> RECORDS SUPPLIED:
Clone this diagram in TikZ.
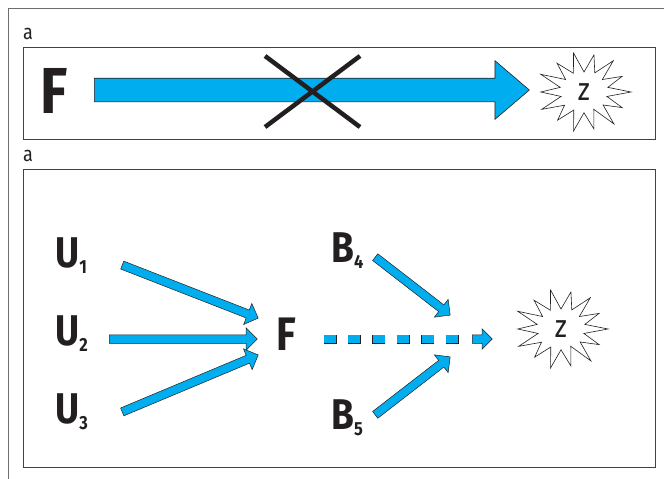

==

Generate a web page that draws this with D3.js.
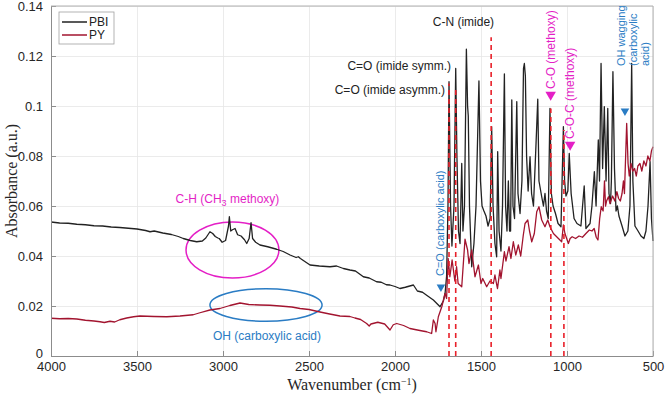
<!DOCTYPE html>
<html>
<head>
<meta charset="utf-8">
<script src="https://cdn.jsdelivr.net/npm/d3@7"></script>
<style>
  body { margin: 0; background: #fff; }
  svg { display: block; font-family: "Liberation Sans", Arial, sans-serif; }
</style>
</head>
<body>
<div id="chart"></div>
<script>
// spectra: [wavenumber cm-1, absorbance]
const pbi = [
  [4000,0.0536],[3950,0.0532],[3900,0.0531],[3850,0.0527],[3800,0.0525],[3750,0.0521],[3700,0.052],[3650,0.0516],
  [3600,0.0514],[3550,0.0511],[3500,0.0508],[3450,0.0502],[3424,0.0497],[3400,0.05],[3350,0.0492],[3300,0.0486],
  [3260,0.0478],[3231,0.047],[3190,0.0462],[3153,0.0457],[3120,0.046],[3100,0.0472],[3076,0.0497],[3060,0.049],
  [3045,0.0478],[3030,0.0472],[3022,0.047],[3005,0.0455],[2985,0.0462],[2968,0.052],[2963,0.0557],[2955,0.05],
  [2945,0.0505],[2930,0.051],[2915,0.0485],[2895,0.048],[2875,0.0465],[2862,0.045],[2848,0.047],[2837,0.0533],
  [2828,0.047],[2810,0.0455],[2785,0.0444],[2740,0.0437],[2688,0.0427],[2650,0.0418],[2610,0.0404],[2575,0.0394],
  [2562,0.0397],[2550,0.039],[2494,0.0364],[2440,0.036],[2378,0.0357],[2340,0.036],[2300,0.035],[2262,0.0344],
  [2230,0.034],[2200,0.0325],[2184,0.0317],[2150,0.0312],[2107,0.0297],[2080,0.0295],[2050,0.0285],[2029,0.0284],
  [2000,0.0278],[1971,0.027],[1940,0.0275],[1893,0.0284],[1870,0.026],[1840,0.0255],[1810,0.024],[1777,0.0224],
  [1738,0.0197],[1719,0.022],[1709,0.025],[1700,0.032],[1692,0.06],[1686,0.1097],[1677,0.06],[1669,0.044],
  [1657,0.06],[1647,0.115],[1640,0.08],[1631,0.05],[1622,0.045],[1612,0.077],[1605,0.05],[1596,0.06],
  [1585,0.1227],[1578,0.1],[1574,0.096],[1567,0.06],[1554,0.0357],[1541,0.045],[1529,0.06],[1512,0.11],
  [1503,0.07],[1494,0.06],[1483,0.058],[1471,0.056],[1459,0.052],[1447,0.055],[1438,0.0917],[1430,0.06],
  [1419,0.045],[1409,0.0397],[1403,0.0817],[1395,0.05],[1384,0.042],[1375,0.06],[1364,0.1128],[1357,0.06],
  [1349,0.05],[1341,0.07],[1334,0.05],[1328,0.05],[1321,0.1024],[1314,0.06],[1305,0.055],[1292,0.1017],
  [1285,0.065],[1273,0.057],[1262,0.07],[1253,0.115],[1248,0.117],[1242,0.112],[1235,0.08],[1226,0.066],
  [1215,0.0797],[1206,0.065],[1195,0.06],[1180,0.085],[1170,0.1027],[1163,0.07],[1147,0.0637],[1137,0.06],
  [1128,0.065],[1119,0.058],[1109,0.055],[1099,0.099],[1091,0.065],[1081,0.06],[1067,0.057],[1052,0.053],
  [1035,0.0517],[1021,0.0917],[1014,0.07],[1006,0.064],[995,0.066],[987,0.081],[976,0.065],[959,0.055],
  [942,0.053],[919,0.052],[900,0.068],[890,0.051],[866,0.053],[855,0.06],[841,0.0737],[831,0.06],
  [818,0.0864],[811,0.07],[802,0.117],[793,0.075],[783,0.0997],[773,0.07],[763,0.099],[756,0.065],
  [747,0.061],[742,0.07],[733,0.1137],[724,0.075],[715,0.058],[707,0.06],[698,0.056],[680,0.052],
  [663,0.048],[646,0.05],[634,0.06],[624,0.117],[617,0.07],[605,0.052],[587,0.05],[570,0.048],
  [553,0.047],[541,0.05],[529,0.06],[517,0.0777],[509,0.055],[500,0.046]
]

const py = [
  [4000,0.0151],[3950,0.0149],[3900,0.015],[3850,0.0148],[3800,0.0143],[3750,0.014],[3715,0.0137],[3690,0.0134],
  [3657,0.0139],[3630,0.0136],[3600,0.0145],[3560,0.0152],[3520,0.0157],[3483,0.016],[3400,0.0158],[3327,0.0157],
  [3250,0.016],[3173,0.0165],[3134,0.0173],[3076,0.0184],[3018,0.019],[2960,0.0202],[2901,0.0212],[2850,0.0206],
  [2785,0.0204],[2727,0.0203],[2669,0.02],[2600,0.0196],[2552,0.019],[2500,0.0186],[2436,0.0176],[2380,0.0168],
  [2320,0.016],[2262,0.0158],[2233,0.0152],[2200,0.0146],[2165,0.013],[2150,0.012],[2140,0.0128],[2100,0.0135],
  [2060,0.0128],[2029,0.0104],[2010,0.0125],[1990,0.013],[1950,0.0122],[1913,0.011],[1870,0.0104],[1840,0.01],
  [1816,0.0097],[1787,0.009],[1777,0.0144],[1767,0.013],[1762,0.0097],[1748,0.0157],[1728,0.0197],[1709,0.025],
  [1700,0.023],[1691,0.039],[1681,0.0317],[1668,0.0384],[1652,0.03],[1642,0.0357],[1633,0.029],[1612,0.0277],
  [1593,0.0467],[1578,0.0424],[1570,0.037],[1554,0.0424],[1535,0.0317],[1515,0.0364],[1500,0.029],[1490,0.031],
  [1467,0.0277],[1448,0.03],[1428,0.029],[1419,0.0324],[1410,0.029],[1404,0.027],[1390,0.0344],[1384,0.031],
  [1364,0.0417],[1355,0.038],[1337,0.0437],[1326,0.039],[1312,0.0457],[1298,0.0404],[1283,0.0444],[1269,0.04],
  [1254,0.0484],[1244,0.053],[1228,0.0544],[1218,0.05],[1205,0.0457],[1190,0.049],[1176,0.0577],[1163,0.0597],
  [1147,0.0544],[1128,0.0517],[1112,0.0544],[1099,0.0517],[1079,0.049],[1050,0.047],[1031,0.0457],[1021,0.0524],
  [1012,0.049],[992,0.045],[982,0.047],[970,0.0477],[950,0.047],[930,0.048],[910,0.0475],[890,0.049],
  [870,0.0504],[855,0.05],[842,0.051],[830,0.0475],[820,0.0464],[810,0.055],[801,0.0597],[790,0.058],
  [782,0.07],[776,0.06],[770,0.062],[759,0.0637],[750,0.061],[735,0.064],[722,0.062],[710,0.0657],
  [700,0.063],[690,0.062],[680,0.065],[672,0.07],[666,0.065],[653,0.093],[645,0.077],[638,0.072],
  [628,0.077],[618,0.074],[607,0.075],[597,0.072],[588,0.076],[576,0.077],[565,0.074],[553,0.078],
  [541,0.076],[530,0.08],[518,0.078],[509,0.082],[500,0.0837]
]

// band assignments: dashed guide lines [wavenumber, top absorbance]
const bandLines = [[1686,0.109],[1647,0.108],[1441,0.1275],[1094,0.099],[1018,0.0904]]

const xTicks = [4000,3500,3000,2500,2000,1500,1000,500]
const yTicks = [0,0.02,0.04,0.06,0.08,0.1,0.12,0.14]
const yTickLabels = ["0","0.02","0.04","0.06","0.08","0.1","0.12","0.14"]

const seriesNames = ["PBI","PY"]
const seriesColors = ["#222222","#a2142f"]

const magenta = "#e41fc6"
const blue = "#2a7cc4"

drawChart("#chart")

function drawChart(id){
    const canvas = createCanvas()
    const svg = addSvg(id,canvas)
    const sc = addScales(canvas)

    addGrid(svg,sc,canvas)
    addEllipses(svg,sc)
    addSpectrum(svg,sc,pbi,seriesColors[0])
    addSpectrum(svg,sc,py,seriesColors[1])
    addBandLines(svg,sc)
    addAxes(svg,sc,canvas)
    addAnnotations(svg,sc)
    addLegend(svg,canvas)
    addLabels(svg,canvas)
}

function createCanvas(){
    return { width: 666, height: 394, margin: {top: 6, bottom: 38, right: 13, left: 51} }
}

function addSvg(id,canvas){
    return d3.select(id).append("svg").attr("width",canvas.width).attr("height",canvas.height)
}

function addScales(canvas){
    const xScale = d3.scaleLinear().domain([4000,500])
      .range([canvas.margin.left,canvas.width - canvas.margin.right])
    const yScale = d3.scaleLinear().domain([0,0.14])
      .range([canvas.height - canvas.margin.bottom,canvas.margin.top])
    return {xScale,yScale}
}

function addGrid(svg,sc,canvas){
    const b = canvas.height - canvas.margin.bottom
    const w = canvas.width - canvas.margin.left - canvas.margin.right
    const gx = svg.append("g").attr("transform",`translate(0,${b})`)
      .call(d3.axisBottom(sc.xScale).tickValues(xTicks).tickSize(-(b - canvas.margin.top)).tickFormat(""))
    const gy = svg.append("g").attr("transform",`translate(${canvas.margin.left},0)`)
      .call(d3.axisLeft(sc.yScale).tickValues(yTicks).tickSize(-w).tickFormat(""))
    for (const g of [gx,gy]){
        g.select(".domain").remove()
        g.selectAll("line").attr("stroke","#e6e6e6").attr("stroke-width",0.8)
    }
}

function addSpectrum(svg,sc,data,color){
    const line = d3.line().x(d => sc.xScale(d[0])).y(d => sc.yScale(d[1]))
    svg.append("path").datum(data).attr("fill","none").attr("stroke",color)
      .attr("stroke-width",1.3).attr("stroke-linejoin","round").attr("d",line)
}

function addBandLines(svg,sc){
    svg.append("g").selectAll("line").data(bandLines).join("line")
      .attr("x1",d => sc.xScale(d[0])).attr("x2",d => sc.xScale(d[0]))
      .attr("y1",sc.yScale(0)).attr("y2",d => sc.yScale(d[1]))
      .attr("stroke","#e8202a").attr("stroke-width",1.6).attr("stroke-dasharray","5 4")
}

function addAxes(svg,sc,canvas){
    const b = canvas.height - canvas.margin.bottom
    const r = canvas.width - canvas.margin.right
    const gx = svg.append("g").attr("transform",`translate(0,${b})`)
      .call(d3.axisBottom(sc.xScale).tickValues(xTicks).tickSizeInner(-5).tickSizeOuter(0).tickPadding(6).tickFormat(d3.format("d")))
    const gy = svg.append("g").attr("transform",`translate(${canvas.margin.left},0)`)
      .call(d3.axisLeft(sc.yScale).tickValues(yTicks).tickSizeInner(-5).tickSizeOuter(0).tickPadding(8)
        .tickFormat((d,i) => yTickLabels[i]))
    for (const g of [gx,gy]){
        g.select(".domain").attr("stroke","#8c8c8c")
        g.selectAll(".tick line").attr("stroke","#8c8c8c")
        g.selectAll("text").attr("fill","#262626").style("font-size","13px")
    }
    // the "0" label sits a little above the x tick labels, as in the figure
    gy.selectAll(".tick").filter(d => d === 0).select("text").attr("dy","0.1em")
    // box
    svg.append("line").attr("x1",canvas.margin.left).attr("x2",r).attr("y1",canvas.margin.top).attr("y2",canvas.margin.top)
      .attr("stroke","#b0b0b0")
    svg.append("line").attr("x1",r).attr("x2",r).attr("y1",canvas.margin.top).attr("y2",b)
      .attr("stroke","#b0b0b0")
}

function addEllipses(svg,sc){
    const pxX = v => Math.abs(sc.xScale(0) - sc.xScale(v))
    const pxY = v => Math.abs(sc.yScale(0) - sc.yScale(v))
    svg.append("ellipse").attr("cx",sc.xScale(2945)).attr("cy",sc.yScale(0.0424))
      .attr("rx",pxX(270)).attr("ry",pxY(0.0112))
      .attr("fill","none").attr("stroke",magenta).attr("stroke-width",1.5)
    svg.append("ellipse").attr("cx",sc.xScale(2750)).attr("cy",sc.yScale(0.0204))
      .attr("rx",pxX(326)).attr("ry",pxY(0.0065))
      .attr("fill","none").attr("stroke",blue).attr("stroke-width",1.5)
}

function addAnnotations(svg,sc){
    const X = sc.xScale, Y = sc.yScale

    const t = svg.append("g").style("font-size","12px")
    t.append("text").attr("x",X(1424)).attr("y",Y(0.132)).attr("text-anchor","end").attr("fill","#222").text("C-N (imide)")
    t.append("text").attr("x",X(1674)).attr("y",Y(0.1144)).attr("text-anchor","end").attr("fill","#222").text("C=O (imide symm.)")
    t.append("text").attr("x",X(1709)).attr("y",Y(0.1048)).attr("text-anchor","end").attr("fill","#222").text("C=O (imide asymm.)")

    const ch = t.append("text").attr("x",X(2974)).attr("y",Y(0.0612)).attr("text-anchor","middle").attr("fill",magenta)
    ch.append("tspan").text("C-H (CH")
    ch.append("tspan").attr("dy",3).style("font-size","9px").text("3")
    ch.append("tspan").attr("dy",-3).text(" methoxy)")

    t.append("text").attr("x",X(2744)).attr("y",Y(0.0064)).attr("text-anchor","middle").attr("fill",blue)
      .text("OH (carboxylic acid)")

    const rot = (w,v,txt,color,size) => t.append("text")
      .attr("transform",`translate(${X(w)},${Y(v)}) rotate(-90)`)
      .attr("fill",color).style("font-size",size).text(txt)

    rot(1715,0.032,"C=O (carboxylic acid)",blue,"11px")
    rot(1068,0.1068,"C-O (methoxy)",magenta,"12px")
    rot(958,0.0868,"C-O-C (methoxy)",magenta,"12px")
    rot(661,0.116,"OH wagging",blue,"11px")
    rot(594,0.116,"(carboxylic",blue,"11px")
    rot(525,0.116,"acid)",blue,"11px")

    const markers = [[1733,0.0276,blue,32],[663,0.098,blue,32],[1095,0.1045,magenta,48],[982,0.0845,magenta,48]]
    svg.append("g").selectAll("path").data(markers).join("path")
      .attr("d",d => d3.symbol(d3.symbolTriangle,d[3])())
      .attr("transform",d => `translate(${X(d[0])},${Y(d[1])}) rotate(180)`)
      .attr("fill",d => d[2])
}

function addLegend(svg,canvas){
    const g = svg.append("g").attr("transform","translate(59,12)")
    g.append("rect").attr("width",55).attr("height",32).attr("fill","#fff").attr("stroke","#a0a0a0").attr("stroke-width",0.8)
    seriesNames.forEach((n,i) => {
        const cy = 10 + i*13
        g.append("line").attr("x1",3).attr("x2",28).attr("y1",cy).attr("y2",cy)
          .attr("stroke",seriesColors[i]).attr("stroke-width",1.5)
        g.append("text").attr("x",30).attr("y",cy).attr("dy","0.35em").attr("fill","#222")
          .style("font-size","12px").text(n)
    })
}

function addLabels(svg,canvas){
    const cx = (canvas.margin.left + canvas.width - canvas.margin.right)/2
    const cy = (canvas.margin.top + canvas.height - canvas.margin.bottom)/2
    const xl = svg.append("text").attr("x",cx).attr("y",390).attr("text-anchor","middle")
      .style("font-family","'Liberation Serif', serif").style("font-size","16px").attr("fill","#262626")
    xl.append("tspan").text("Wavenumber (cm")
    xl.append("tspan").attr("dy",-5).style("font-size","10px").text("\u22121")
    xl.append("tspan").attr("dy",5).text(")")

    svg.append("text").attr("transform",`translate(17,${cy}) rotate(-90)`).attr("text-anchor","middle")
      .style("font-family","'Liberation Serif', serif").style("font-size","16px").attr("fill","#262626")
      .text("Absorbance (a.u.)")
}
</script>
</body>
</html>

> BRIEF: Show every line from the entries above in which the word "this" appears.

> RESPONSE:
Clone this diagram in TikZ.
Generate a web page that draws this with D3.js.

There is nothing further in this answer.